High Bridge Trail and the Moton Museum, which anchors the 14-locality Civil Rights in Education Heritage Trail, are more than local treasures and so they will demonstrably prove in the years ahead. Together, they will give tourists a reason to do more than stop by our community for a couple of hours to enjoy one or the other. Together, they are a compelling reason to stay the night-to hike the trail and tour the museum the next day, or tour the museum and hike the trail the next day.
And, from a local financial point of view, that will make all the economic difference in the world, helping to create and sustain jobs for our people and raise the quality of life for them and their children.
When a community convinces tourists to spend the night, dollars are spent in those local economies in far greater numbers than are spent by day-trippers. Importantly, tourist dollars, new dollars from the outside, are an economic transfusion coursing through a community's economic veins, with a proportionally greater impact than dollars generated from within the community.
A transfusion of new dollars rather than a recirculation of the old dollars.
But this isn't simply a matter of dollars and cents. It is also very much about the senses.
In High Bridge Trail State Park and the R. R. Moton Museum, all of us can see the beauty of Virginia's Heartland and feel the powerful beating of America's heart.
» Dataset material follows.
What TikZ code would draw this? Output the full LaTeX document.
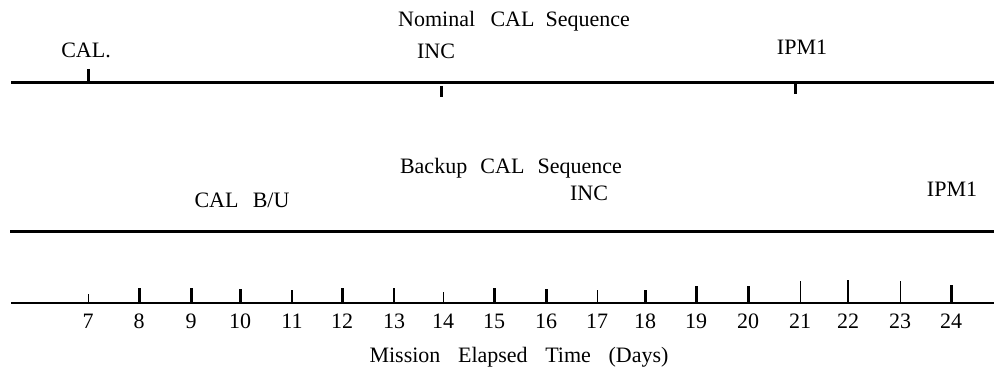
\documentclass[tikz,border=0pt]{standalone}
\usepackage{fontspec}
\setmainfont{Liberation Serif}
\begin{document}
\begin{tikzpicture}[x=1pt,y=-1pt,
  lbl/.style={anchor=base,inner sep=0pt,font=\fontsize{22}{26}\selectfont},
  numlbl/.style={anchor=base,inner sep=0pt,font=\fontsize{22}{26}\selectfont},
  mainline/.style={line width=3pt},
  axisline/.style={line width=2.5pt},
  thick tick/.style={line width=3pt}]
\useasboundingbox (0,0) rectangle (994,369);
% --- Nominal sequence
\node[lbl] (nomtitle) at (514,27) {Nominal\hspace{0.7em}CAL\hspace{0.5em}Sequence};
\node[lbl] (cal) at (86,58) {CAL.};
\node[lbl] (inc1) at (436,59) {INC};
\node[lbl] (ipm1a) at (802,55) {IPM1};
\coordinate (n1) at (11,83);
\coordinate (n2) at (994,83);
\draw[mainline] (n1) -- (n2);
\draw[thick tick] (88,69) -- (88,83);
\draw[thick tick] (441,86) -- (441,97);
\draw[thick tick] (795,84) -- (795,94);
% --- Backup sequence
\node[lbl] (bktitle) at (511,173) {Backup\hspace{0.6em}CAL\hspace{0.6em}Sequence};
\node[lbl] (calbu) at (242,207) {CAL\hspace{0.65em}B/U};
\node[lbl] (inc2) at (589,200) {INC};
\node[lbl] (ipm1b) at (952,196) {IPM1};
\coordinate (b1) at (10,231);
\coordinate (b2) at (994,231);
\draw[mainline] (b1) -- (b2);
% --- Time axis
\coordinate (a1) at (11,303);
\coordinate (a2) at (994,303);
\draw[axisline] (a1) -- (a2);
\foreach \d/\x/\t/\w in {7/88/294/0.9,8/139/288/3,9/191/288/3,10/240/289/3,11/292/290/2.5,12/342/288/3,13/394/288/2.5,14/443/292/0.9,15/494/288/3,16/546/289/3,17/597/290/0.9,18/645/290/3,19/696/286/3,20/748/286/3,21/800/281/1,22/848/280/1.3,23/900/281/1,24/951/285/3}{
  \draw[line width=\w pt] (\x,\t) -- (\x,303);
  \node[numlbl] (t\d) at (\x,328) {\d};
}
\node[lbl] (axtitle) at (519,362) {Mission\hspace{0.8em}Elapsed\hspace{0.8em}Time\hspace{0.8em}(Days)};
\end{tikzpicture}
\end{document}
(Editor's note: it is important to stress that High Bridge is not open and to emphasize the several signs and barriers which clearly state the bridge and even the approach to the proximity to the bridge are closed to the public and that anyone breaching that perimeter will be guilty of trespassing, in addition to endangering their lives. Wait until next spring. The Herald was invited by the park's manager Eric Hougland to visit the work zone, accompanied by him and with permission, for a news story on the progress by Keith Barber Construction, Inc., the Farmville company turning High Bridge's 2,400 feet into a safe trail. Again, there are barriers and multiple signs declaring the under-construction bridgework to be off limits, so don't trespass and risk arrest and injury.)